Gilles Duceppe accuse le chef conservateur d'avoir l'intention secrète de criminaliser l'avortement s'il formait un gouvernement majoritaire. De passage à Laval, hier, le chef du Bloc québécois a mis en garde les électrices du Québec, estimant que Stephen Harper représentait une menace pour les droits des femmes.

«Tout porte à croire qu'un gouvernement Harper majoritaire rouvrirait la porte toute grande à la criminalisation de l'avortement», a dit M. Duceppe, à la sortie d'une rencontre avec des groupes de femmes, estimant que le chef conservateur conviait les Québécoises «à un retour en arrière».

La fermeture de plusieurs bureaux régionaux de Condition féminine Canada et le projet de loi sur le statut juridique du foetus (C-484) sont, selon lui, des exemples qui laissent croire que le chef conservateur aurait un agenda caché néfaste pour les femmes.

De son quartier général électoral à Ottawa, M. Harper a répondu dare-dare au chef bloquiste en affirmant qu'il n'était pas question de rouvrir le débat sur le droit à l'avortement, même si des gens dans son parti aimeraient bien que le gouvernement canadien reprenne le dossier afin de criminaliser les interruptions volontaires de grossesse.

«Ce gouvernement ne va pas rouvrir ou ne va pas permettre que quelqu'un rouvre le débat sur l'avortement», a promis le chef conservateur, qui avait lui-même voté en faveur de C-484, qui est finalement mort au feuilleton.

«Notre position est claire. En ce qui concerne le projet de loi privé du député Ken Epp, la priorité principale de ce projet de loi est de protéger les femmes enceintes contre les actes de violence, a ajouté M. Harper. Mais nous avons reconnu que cela a causé certaines inquiétudes. pour cette raison, le gouvernement va proposer son propre projet de loi qui répondra à ces inquiétudes.»

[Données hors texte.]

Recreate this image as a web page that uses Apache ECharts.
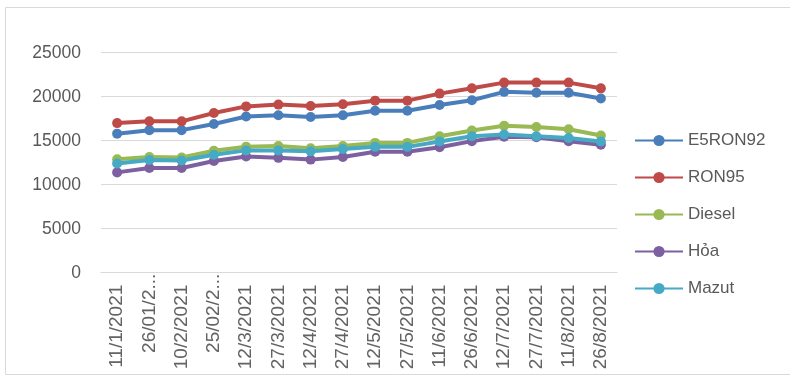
<!DOCTYPE html>
<html>
<head>
<meta charset="utf-8">
<script src="https://cdn.jsdelivr.net/npm/echarts@6/dist/echarts.min.js"></script>
<style>html,body{margin:0;padding:0;background:#fff;}#c{width:790px;height:380px;}</style>
</head>
<body>
<div id="c"></div>
<script>
var categories = ['11/1/2021','26/01/2...','10/2/2021','25/02/2...','12/3/2021','27/3/2021','12/4/2021','27/4/2021','12/5/2021','27/5/2021','11/6/2021','26/6/2021','12/7/2021','27/7/2021','11/8/2021','26/8/2021'];
var truncated = ['26/01/2...','25/02/2...'];
var seriesNames = ['E5RON92','RON95','Diesel','Hỏa','Mazut'];
var e5ron92 = [15800,16200,16200,16900,17750,17900,17700,17900,18400,18400,19050,19600,20550,20450,20450,19800];
var ron95   = [17000,17200,17200,18150,18900,19100,18950,19150,19550,19550,20350,20950,21600,21600,21600,20950];
var diesel  = [12900,13150,13100,13850,14300,14400,14150,14400,14750,14750,15500,16150,16700,16550,16300,15600];
var hoa     = [11400,11900,11900,12700,13200,13050,12850,13150,13750,13750,14250,14950,15450,15400,14950,14550];
var mazut   = [12400,12800,12750,13400,13900,13900,13800,14050,14300,14300,14900,15500,15700,15500,15300,14900];
var yTicks = {min:0, max:25000, interval:5000};
var colors = ['#4A7EBB','#BE4B48','#98B954','#7D60A0','#46AAC5'];

var chart = echarts.init(document.getElementById('c'));
var values = [e5ron92, ron95, diesel, hoa, mazut];
var font = 'Liberation Sans, Arial, sans-serif';
chart.setOption({
  animation:false,
  color: colors,
  graphic:[{type:'rect', shape:{x:5.5,y:7.5,width:800,height:367}, style:{fill:'none',stroke:'#D9D9D9',lineWidth:1}, silent:true}],
  grid:{left:101, right:173, top:52.7, bottom:107.3},
  legend:{
    orient:'vertical', left:629, top:127, itemWidth:48, itemHeight:14, itemGap:20,
    textStyle:{color:'#595959', fontSize:17, fontFamily:font},
    data: seriesNames
  },
  xAxis:{
    type:'category', boundaryGap:true,
    data: categories.map(function(c){ return truncated.indexOf(c)>=0 ? {value:c, textStyle:{padding:[0,0,0,0]}} : c; }),
    axisLine:{lineStyle:{color:'#D9D9D9', width:1}},
    axisTick:{show:false},
    axisLabel:{rotate:90, interval:0, margin:1, padding:[0,11,0,0], color:'#636363', fontSize:19, fontFamily:font}
  },
  yAxis:{
    type:'value', min:yTicks.min, max:yTicks.max, interval:yTicks.interval,
    axisLine:{show:false}, axisTick:{show:false},
    splitLine:{lineStyle:{color:'#D9D9D9', width:1}},
    axisLabel:{margin:20, color:'#595959', fontSize:17.5, fontFamily:font, formatter:function(v){return String(v);}}
  },
  series: seriesNames.map(function(n,i){
    return {name:n, type:'line', data:values[i], symbol:'circle', symbolSize:10,
      lineStyle:{width:4}, itemStyle:{color:colors[i]}};
  })
});
</script>
</body>
</html>
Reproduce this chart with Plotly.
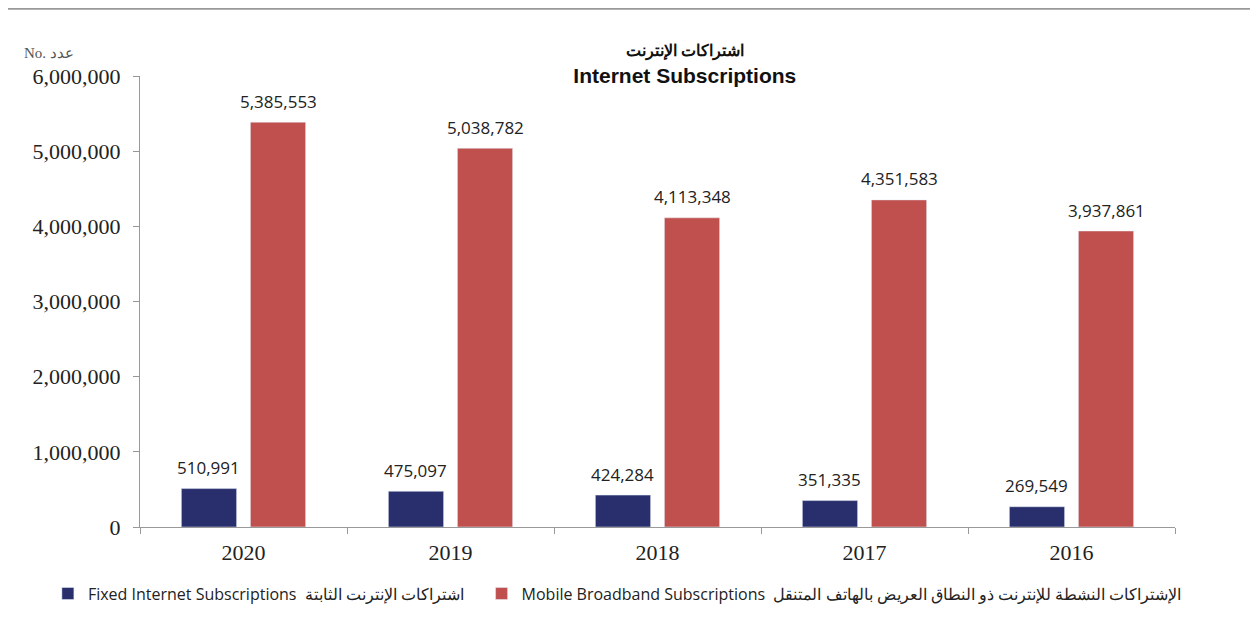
import plotly.graph_objects as go

# ── data ──────────────────────────────────────────────────────────────────────
years  = ["2020", "2019", "2018", "2017", "2016"]
fixed  = [510991, 475097, 424284, 351335, 269549]
mobile = [5385553, 5038782, 4113348, 4351583, 3937861]

NAVY = "#282F6C"
RED  = "#C0504D"
AXIS = "#999999"
TEXT = "#222222"

BARGAP = 0.333
SLOT_PX = 1035 / len(years) * (1 - BARGAP) / 2   # width of one bar slot in px

fig = go.Figure()
fig.add_trace(go.Bar(
    x=years, y=fixed,
    name="Fixed Internet Subscriptions  اشتراكات الإنترنت الثابتة\u00a0\u00a0\u00a0",
    marker_color=NAVY,
))
fig.add_trace(go.Bar(
    x=years, y=mobile,
    name="Mobile Broadband Subscriptions  الإشتراكات النشطة للإنترنت ذو النطاق العريض بالهاتف المتنقل",
    marker_color=RED,
))

# value labels sit a bit higher than plotly's "outside" text, so use annotations
# (category axis: annotation x is the category's serial number)
for vals, side in [(fixed, -1), (mobile, 1)]:
    for i, v in enumerate(vals):
        fig.add_annotation(
            x=i, y=v, text=f"{v:,}", showarrow=False,
            xshift=side * SLOT_PX / 2, yshift=21, yanchor="middle",
            font=dict(family="Open Sans", size=17, color=TEXT),
        )

# page body adds an 8px offset, margins compensate for it
fig.update_layout(
    width=1258, height=636,
    paper_bgcolor="white", plot_bgcolor="white",
    margin=dict(l=132, r=91, t=68, b=117),
    barmode="group", bargap=BARGAP, bargroupgap=0.2,
    title=dict(
        text="<span style='font-size:16px'><b>اشتراكات الإنترنت</b></span><br><b>Internet Subscriptions</b>",
        x=0.538, xanchor="center", y=0.925, yanchor="top",
        font=dict(family="Liberation Sans", size=21, color="#111111"),
    ),
    xaxis=dict(
        type="category",
        showline=True, linecolor=AXIS, linewidth=1,
        ticks="outside", tickcolor=AXIS, ticklen=6, tickson="boundaries",
        ticklabelstandoff=6,
        tickfont=dict(family="Liberation Serif", size=22, color=TEXT),
    ),
    yaxis=dict(
        range=[0, 6000000], dtick=1000000, tickformat=",",
        showline=True, linecolor=AXIS, linewidth=1, showgrid=False, zeroline=False,
        ticks="outside", tickcolor=AXIS, ticklen=6, ticklabelstandoff=8,
        tickfont=dict(family="Liberation Serif", size=22, color=TEXT),
    ),
    legend=dict(
        orientation="h", x=-0.089, xanchor="left", y=-0.11, yanchor="top",
        font=dict(family="Open Sans", size=16, color=TEXT),
        itemwidth=30,
    ),
)

fig.add_annotation(
    text="No. عدد", xref="paper", yref="paper", x=-0.114, y=1.05,
    xanchor="left", yanchor="middle", showarrow=False,
    font=dict(family="Liberation Serif", size=15, color="#555555"),
)
fig.add_shape(type="line", xref="paper", yref="paper", x0=-0.2, x1=1.2, y0=1.149, y1=1.149,
              line=dict(color="#999999", width=2))

fig.write_html("out.html")
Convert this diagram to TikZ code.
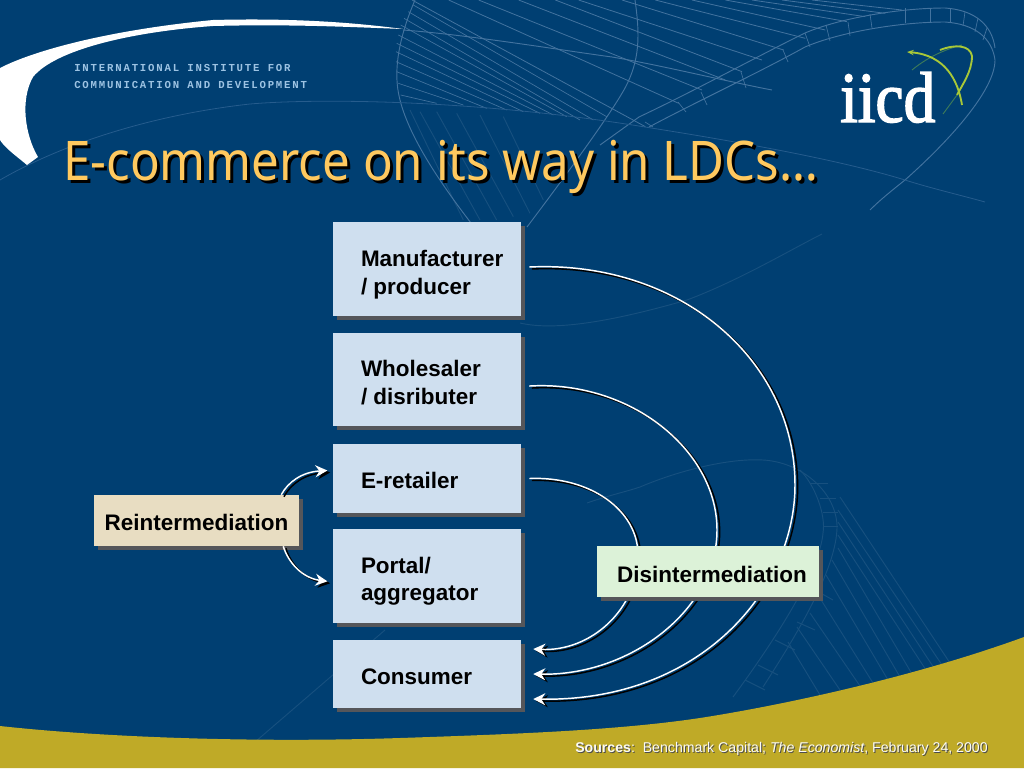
\documentclass[tikz,border=0pt]{standalone}
\usepackage{fontspec}
\setmainfont{Liberation Sans}
\newfontfamily\titlefont[FakeStretch=0.90]{Noto Sans}
\newfontfamily\headfont[LetterSpace=17]{Liberation Mono}
\newfontfamily\logofont[FakeStretch=0.88,FakeBold=2]{Liberation Serif}
\usetikzlibrary{arrows.meta,shadows,calc}
\definecolor{bgblue}{HTML}{003F72}
\definecolor{gold}{HTML}{BFAA27}
\definecolor{meshA}{HTML}{43739F}
\definecolor{meshB}{HTML}{265C8D}
\definecolor{meshC}{HTML}{17507F}
\definecolor{boxblue}{HTML}{CFDFEF}
\definecolor{boxtan}{HTML}{E8DDC2}
\definecolor{boxgreen}{HTML}{DCF2D8}
\definecolor{shadowgrey}{HTML}{55565A}
\definecolor{titlegold}{HTML}{FFC95F}
\definecolor{headblue}{HTML}{9DC3E3}
\definecolor{leafgreen}{HTML}{A8C838}
\definecolor{darkleaf}{HTML}{3C7A5A}
\newcommand\dropby[2]{\raisebox{0pt}[\dimexpr\height+#1+#1\relax]{#2}}
\newcommand\boxlabel[2]{\hspace*{21pt}\dropby{#1}{\parbox{120pt}{\raggedright #2}}}
\tikzset{
  stagebox/.style={draw=none,fill=#1,inner sep=0pt,text=black,
    font=\fontsize{16.85}{20.8}\selectfont\bfseries,
    drop shadow={shadow xshift=3pt,shadow yshift=-3pt,fill=shadowgrey,opacity=1}},
  wire/.style={draw=white,line width=1.1pt,-{Stealth[length=9pt,width=9pt,inset=3pt]},
    preaction={draw=black,line width=1.1pt,-{Stealth[length=9pt,width=9pt,inset=3pt]},
      transform canvas={xshift=2pt,yshift=-1.5pt}}},
  meshmain/.style={draw=meshA,line width=0.7pt},
  meshsoft/.style={draw=meshB,line width=0.6pt},
  meshfaint/.style={draw=meshC,line width=0.7pt}
}
\begin{document}
\begin{tikzpicture}[x=0.75pt,y=-0.75pt]
\useasboundingbox (0,0) rectangle (1024,768);
\fill[bgblue] (0,0) rectangle (1024,768);
% upper mesh
\foreach \a/\b/\c in {900/1170/30,810/1120/40,720/1060/50,640/1005/65,540/940/90,430/880/115,330/815/150,200/750/180,130/690/215,20/640/240,-100/570/270,-190/500/310,-300/400/380}
  \draw[meshmain,line width=0.6pt] ({512+\a/3},0) -- ({512+\b/3},{\c/3});
\foreach \x/\y/\p/\q in {100/15/680/350,85/35/640/360,72/55/600/360,62/75/560/350,55/105/520/345,50/130/480/340,48/155/430/335,48/185/380/330,50/215/320/325,55/250/250/315,62/285/170/310}
  \draw[meshmain,line width=0.5pt] ({380+\x/3},{\y/3}) -- ({380+\p/3},{\q/3});
\foreach \x/\y/\p/\q in {90/330/250/660,120/335/300/660,170/335/350/660,230/340/400/650,300/345/450/640,370/350/490/600}
  \draw[meshfaint] ({380+\x/3},{\y/3}) -- ({380+\p/3},{\q/3});
% mesh frame curves
\draw[meshmain] (415,0) .. controls (400,35) and (392,70) .. (400,100) .. controls (410,140) and (445,190) .. (478,232);
\draw[meshmain] (635,0) .. controls (640,35) and (640,60) .. (625,88) .. controls (612,112) and (570,170) .. (527,227);
\draw[meshmain] (600,145) -- (639,117) .. controls (700,88) and (760,55) .. (805,33) .. controls (840,18) and (900,8) .. (945,8) .. controls (975,10) and (992,25) .. (995,48);
\draw[meshmain] (649,127) .. controls (700,100) and (760,72) .. (805,47) .. controls (840,32) and (900,22) .. (945,22) .. controls (975,24) and (992,38) .. (995,60) .. controls (995,90) and (950,140) .. (905,180) .. controls (890,192) and (880,200) .. (870,210);
\foreach \x/\y/\p/\q in {645/122/653/127,678/102/686/112,701/92/707/105,741/72/746/88,783/50/788/62,805/33/810/47,826/25/830/41,848/22/850/36,870/14/872/28,905/8/905/23,930/8/930/22,950/8/950/22,965/12/963/26,978/18/975/32,987/28/983/40}
  \draw[meshmain,line width=0.5pt] (\x,\y) -- (\p,\q);
\draw[meshmain] (403,30) .. controls (470,35) and (560,50) .. (612,57) .. controls (660,65) and (720,80) .. (772,90);
\draw[meshsoft] (0,180) .. controls (60,145) and (150,115) .. (250,104) .. controls (320,98) and (480,100) .. (645,127) .. controls (740,142) and (840,160) .. (905,180) .. controls (930,188) and (960,195) .. (985,202);
% lower mesh
\draw[meshfaint] (520,323) .. controls (550,330) and (600,325) .. (687,300) .. controls (740,280) and (790,250) .. (822,234);
\draw[meshfaint] (587,503) .. controls (610,495) and (625,492) .. (640,487) .. controls (680,470) and (730,458) .. (763,460) .. controls (800,462) and (835,490) .. (837,525) .. controls (838,570) and (790,645) .. (763,687);
\draw[meshfaint] (800,470) .. controls (815,485) and (826,515) .. (823,533) .. controls (820,570) and (775,640) .. (733,697);
\foreach \x/\y/\p/\q in {840/497/950/663,838/510/942/665,838/522/934/668,838/535/926/670,838/548/912/674,832/560/900/677,826/575/888/680,818/595/873/683,810/613/860/686,797/627/840/690,788/642/820/695}
  \draw[meshfaint] (\x,\y) -- (\p,\q);
\foreach \x/\y/\p/\q in {810/483/828/483,820/498/836/498,823/512/838/512,823/526/838/526,815/590/833/600,797/622/815/630,775/640/795/650,758/665/778/675,745/680/765/690}
  \draw[meshfaint] (\x,\y) -- (\p,\q);
\draw[meshfaint] (385,630) -- (255,742);
% swoosh
\fill[white] (0,68) .. controls (35,50) and (110,30) .. (213,20) .. controls (290,18) and (350,22) .. (403,29) .. controls (350,27) and (290,24) .. (213,26) .. controls (130,32) and (55,50) .. (33,77) .. controls (20,100) and (25,135) .. (38,157) -- (27,165) .. controls (15,155) and (5,148) .. (0,140) -- cycle;
% gold band
\fill[gold] (0,726) .. controls (100,737) and (250,743) .. (400,738) .. controls (520,734) and (620,730) .. (700,718) .. controls (790,704) and (920,675) .. (1024,637) -- (1024,768) -- (0,768) -- cycle;
% header
\node[anchor=base west,inner sep=0pt,text=headblue,font=\headfont\fontsize{8}{8}\selectfont\bfseries] (headA) at (74,71) {INTERNATIONAL INSTITUTE FOR};
\node[anchor=base west,inner sep=0pt,text=headblue,font=\headfont\fontsize{8}{8}\selectfont\bfseries] (headB) at (74,88) {COMMUNICATION AND DEVELOPMENT};
% logo
\node[anchor=base west,inner sep=0pt,text=white,font=\logofont\fontsize{54}{54}\selectfont] (logo) at (840,122) {iicd};
\draw[darkleaf,line width=0.7pt] (912,70) .. controls (930,55) and (950,48) .. (962,45);
\draw[leafgreen,line width=1.4pt] (940,50) .. controls (955,44) and (970,45) .. (972,56) .. controls (972,72) and (962,85) .. (957,95);
\draw[darkleaf,line width=0.7pt] (957,95) -- (943,114);
\draw[leafgreen,line width=1.4pt,-{Stealth[length=5pt,width=4pt]}] (962,105) .. controls (958,80) and (945,55) .. (907,52);
% title
\node[anchor=base west,inner sep=0pt,text=black,font=\titlefont\fontsize{41}{42}\selectfont] (titleshadow) at (66,183) {E-commerce on its way in LDCs…};
\node[anchor=base west,inner sep=0pt,text=titlegold,font=\titlefont\fontsize{41}{42}\selectfont] (titletext) at (63,180) {E-commerce on its way in LDCs…};
% boxes
\node[stagebox=boxblue,minimum width=141pt,minimum height=70.5pt] (mfr) at (427,269) {\boxlabel{4pt}{Manufacturer\\/ producer}};
\node[stagebox=boxblue,minimum width=141pt,minimum height=70pt] (whl) at (427,379.5) {\boxlabel{2.25pt}{Wholesaler\\/ disributer}};
\node[stagebox=boxblue,minimum width=141pt,minimum height=52pt] (ret) at (427,478.5) {\boxlabel{1.5pt}{E-retailer}};
\node[stagebox=boxblue,minimum width=141pt,minimum height=70.5pt] (por) at (427,576) {\boxlabel{4pt}{Portal/\\aggregator}};
\node[stagebox=boxblue,minimum width=141pt,minimum height=51pt] (con) at (427,674) {\boxlabel{2.25pt}{Consumer}};
\node[stagebox=boxtan,minimum width=153.75pt,minimum height=38.25pt] (rei) at (196.5,520.5) {\dropby{1.5pt}{Reintermediation}};
% connectors
\draw[wire] ([xshift=6pt,yshift=1.5pt]mfr.east) .. controls (680,260) and (795,360) .. (795,485) .. controls (795,590) and (700,702) .. ([xshift=9pt,yshift=-18.75pt]con.east);
\draw[wire] ([xshift=6pt,yshift=-4.9pt]whl.east) .. controls (630,380) and (717,450) .. (717,530) .. controls (717,610) and (630,676) .. ([xshift=9pt]con.east);
\draw[wire] ([xshift=6pt]ret.east) .. controls (590,476) and (638,510) .. (638,555) .. controls (638,610) and (590,652) .. ([xshift=9pt,yshift=18.75pt]con.east);
\draw[wire] ([xshift=-13.5pt]rei.north east) .. controls (288,482) and (302,472) .. ([xshift=-4pt,yshift=6pt]ret.west);
\draw[wire] ([xshift=-12pt]rei.south east) .. controls (288,562) and (302,578) .. ([xshift=-4pt,yshift=-4pt]por.west);
\node[stagebox=boxgreen,minimum width=166.5pt,minimum height=38.25pt] (dis) at (708,571.5) {\hspace*{6pt}\dropby{2.25pt}{Disintermediation}};
% sources
\node[anchor=base west,inner sep=0pt,text=black!70,font=\fontsize{10.6}{12}\selectfont] (srcshadow) at (576,753) {\textbf{Sources}:\ \ Benchmark Capital; \textit{The Economist}, February 24, 2000};
\node[anchor=base west,inner sep=0pt,text=white!95!gold,font=\fontsize{10.6}{12}\selectfont] (srctext) at (575,752) {\textbf{Sources}:\ \ Benchmark Capital; \textit{The Economist}, February 24, 2000};
\end{tikzpicture}
\end{document}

Le chef conservateur a précisé que le projet de loi qu'il entend déposer ne créerait pas de nouvelles infractions au Code criminel contre la violence faite aux femmes enceintes et qu'il sera clair qu'il ne concernera pas l'avortement.

M. Duceppe a toutefois estimé que le chef conservateur utilisait la même «tactique employée par une certaine droite doctrinaire américaine», dans ce dossier, rappelant que le président George W. Bush avait lui aussi promis de ne pas rouvrir le débat sur le droit à l'avortement. Or, a ajouté le chef bloquiste, 37 états ont adopté des lois semblables au projet présenté par M. Epp. «Justement, ça a enclenché toute la suite des choses: remise en cause du droit à l'avortement et condamnations de femmes en vertu de ce projet de loi», a dit le chef bloquiste.

Selon lui, les Québécoises ne sont toutefois «pas dupes» et craignent les politiques conservatrices en matière de condition féminine. Dimanche, des centaines de personnes ont manifesté dans les rues de Montréal pour défendre le droit à l'avortement.

Équité salariale

Le Bloc s'est engagé, de son côté, à proposer, dès le retour des députés à La Chambre des communes, un projet de loi «proactif» sur l'équité salariale, comparable à ce qui est en vigueur au Québec.

Le chef bloquiste a souligné que 7% des travailleuses québécoises relèvent du Code canadien du travail et n'ont donc pas droit aux mêmes conditions que les autres.

M. Duceppe s'est présenté devant la presse tout sourire, hier, ragaillardi par des sondages plus que favorables dans plusieurs régions du Québec. M. Harper, pour sa part, paraissait soucieux et parlait d'un ton monotone, sans doute encore ébranlé par les pertes d'appuis subies au Québec.

«Les Québécois ne se reconnaissent pas dans les politiques de M. Harper, a souligné Gilles Duceppe. Notre message passe passablement dans chacune des régions.»